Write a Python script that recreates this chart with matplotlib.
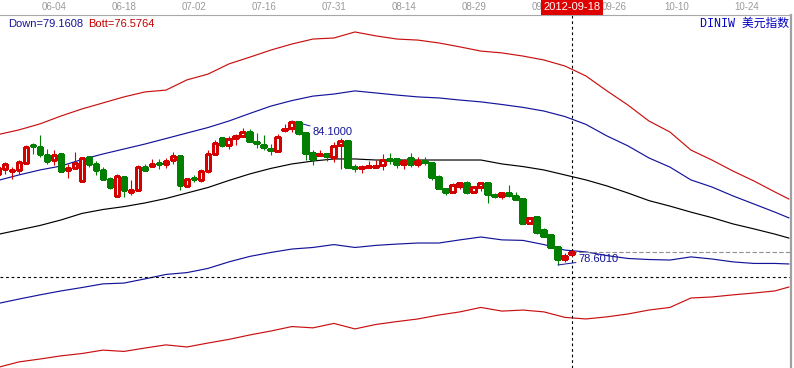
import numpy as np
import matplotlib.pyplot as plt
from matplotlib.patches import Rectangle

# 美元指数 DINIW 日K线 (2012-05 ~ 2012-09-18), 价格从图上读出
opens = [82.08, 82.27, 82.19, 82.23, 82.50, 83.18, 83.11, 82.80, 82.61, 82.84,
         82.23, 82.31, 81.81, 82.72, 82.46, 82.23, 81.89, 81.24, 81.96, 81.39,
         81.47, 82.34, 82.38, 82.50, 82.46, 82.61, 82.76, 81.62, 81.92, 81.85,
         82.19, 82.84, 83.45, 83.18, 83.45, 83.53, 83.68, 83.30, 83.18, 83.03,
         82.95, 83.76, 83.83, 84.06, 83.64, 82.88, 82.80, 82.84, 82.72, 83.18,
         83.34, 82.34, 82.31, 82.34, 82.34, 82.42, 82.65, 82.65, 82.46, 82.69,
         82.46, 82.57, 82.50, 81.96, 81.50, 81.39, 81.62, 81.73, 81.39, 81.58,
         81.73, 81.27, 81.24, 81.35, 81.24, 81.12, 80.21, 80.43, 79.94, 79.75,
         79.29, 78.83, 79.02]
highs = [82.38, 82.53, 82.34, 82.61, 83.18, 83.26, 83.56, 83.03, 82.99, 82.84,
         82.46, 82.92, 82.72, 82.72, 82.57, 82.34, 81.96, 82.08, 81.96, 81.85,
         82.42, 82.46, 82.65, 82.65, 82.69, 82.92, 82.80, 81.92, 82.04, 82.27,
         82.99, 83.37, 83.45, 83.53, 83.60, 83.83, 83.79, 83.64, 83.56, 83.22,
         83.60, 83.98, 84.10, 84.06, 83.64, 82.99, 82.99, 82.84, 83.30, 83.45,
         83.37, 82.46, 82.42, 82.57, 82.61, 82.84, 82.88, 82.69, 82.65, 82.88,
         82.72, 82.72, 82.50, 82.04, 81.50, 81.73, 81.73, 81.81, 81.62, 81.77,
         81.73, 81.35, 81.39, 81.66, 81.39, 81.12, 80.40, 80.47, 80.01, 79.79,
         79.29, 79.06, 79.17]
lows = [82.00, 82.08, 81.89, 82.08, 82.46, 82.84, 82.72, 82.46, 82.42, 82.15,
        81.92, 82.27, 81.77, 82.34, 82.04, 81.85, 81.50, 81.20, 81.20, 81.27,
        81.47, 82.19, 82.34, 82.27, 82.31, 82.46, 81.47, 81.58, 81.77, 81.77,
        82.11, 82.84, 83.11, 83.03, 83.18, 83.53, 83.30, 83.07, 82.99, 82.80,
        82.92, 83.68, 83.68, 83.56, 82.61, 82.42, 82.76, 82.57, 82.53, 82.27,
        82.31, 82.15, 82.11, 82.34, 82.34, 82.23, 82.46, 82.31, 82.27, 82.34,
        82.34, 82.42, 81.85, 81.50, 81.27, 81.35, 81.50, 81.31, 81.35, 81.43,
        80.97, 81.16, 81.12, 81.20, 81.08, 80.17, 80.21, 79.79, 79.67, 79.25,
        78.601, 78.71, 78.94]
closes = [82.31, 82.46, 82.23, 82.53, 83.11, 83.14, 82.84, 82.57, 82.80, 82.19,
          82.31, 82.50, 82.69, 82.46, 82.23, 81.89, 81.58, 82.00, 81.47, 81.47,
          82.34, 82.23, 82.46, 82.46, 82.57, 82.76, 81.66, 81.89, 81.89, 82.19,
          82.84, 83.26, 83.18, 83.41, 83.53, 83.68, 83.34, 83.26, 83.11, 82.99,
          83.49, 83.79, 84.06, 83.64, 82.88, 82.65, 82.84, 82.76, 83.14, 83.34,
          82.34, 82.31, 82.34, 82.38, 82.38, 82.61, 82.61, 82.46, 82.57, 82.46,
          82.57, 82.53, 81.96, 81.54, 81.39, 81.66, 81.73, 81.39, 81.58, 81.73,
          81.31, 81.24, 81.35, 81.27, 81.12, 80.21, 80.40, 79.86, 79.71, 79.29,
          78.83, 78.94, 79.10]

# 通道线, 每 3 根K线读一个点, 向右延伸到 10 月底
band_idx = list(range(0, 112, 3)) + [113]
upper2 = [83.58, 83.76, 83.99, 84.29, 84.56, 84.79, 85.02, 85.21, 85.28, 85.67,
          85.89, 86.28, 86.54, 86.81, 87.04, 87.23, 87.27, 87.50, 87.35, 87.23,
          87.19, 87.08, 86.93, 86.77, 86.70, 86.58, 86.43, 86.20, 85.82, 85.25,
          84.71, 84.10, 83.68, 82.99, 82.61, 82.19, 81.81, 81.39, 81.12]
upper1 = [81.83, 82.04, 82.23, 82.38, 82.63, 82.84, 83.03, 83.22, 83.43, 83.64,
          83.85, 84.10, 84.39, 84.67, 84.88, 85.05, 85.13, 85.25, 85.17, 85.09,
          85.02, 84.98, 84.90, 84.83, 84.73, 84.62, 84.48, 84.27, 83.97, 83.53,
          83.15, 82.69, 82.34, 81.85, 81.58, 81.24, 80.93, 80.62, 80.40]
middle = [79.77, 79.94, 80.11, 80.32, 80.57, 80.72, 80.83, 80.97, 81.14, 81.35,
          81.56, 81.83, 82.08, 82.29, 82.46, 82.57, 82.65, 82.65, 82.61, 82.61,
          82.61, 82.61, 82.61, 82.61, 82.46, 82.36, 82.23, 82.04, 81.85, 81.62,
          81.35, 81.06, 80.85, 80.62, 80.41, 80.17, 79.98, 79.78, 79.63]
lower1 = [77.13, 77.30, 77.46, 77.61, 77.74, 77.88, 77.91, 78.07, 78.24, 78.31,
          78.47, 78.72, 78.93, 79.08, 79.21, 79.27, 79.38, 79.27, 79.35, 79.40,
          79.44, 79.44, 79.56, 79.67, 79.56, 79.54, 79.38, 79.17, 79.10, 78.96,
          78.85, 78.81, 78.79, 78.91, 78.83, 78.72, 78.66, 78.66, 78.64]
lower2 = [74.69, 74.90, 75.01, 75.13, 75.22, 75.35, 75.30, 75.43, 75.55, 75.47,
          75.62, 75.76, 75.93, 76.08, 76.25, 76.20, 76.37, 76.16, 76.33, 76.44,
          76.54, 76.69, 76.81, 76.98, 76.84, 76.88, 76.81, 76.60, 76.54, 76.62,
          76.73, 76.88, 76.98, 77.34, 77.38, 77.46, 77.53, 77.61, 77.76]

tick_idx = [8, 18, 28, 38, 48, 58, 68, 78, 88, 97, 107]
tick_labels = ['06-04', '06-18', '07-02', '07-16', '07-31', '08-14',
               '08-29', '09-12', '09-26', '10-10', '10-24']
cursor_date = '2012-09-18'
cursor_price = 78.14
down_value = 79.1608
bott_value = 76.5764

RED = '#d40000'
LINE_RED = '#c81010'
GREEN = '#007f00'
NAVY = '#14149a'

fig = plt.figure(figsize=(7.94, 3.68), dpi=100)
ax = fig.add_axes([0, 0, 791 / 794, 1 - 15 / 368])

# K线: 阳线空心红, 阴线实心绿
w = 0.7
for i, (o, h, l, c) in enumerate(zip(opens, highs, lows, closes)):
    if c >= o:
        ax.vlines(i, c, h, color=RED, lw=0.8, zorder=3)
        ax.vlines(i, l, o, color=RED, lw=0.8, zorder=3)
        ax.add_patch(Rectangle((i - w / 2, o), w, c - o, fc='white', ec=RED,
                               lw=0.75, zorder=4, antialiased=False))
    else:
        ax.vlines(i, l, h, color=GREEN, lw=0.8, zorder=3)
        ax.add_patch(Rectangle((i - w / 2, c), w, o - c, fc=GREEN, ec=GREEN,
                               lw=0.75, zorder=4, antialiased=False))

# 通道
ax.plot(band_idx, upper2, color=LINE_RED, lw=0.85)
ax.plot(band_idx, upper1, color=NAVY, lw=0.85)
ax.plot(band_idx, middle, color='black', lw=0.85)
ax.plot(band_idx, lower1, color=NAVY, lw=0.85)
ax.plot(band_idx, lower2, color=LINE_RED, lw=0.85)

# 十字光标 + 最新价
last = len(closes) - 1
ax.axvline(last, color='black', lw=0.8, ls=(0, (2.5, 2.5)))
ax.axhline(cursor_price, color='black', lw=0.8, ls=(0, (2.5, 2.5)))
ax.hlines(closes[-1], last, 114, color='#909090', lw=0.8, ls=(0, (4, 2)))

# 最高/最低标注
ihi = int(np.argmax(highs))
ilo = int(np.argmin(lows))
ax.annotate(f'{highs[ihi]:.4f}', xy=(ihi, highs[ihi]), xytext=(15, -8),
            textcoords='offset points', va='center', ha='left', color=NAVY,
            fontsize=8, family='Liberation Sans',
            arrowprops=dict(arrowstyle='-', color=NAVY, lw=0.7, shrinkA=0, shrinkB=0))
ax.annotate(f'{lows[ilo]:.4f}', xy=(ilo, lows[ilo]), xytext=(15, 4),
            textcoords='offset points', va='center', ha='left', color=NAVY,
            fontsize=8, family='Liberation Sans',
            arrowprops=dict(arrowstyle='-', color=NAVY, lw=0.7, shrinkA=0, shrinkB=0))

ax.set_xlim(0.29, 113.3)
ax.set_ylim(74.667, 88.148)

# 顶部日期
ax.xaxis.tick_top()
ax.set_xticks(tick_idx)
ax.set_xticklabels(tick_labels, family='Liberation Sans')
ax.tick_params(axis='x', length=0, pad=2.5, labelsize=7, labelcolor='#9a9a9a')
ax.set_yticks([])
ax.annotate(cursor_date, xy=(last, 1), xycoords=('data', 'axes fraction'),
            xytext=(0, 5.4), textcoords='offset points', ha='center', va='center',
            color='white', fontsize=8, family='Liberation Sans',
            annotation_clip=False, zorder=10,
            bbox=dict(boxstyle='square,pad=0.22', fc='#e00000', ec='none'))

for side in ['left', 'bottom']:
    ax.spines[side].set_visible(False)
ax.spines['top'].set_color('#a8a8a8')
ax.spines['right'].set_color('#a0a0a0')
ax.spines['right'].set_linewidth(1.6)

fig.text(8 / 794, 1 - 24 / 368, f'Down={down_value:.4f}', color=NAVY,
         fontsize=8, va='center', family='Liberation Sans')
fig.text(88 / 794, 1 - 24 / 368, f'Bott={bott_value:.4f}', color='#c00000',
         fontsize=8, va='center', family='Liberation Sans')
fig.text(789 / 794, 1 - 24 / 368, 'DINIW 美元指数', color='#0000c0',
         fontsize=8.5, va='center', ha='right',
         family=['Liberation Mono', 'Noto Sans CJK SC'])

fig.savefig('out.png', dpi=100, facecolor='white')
________________
> **EXERCISE BRIEF**
Starting at the top of the listing above, reproduce each line up to and including the one with "from matplotlib.patches import Rectangle"; omit the pictures.

> **OUTPUT FOR THIS EXERCISE**
Write a Python script that recreates this chart with matplotlib.
import numpy as np
import matplotlib.pyplot as plt
from matplotlib.patches import Rectangle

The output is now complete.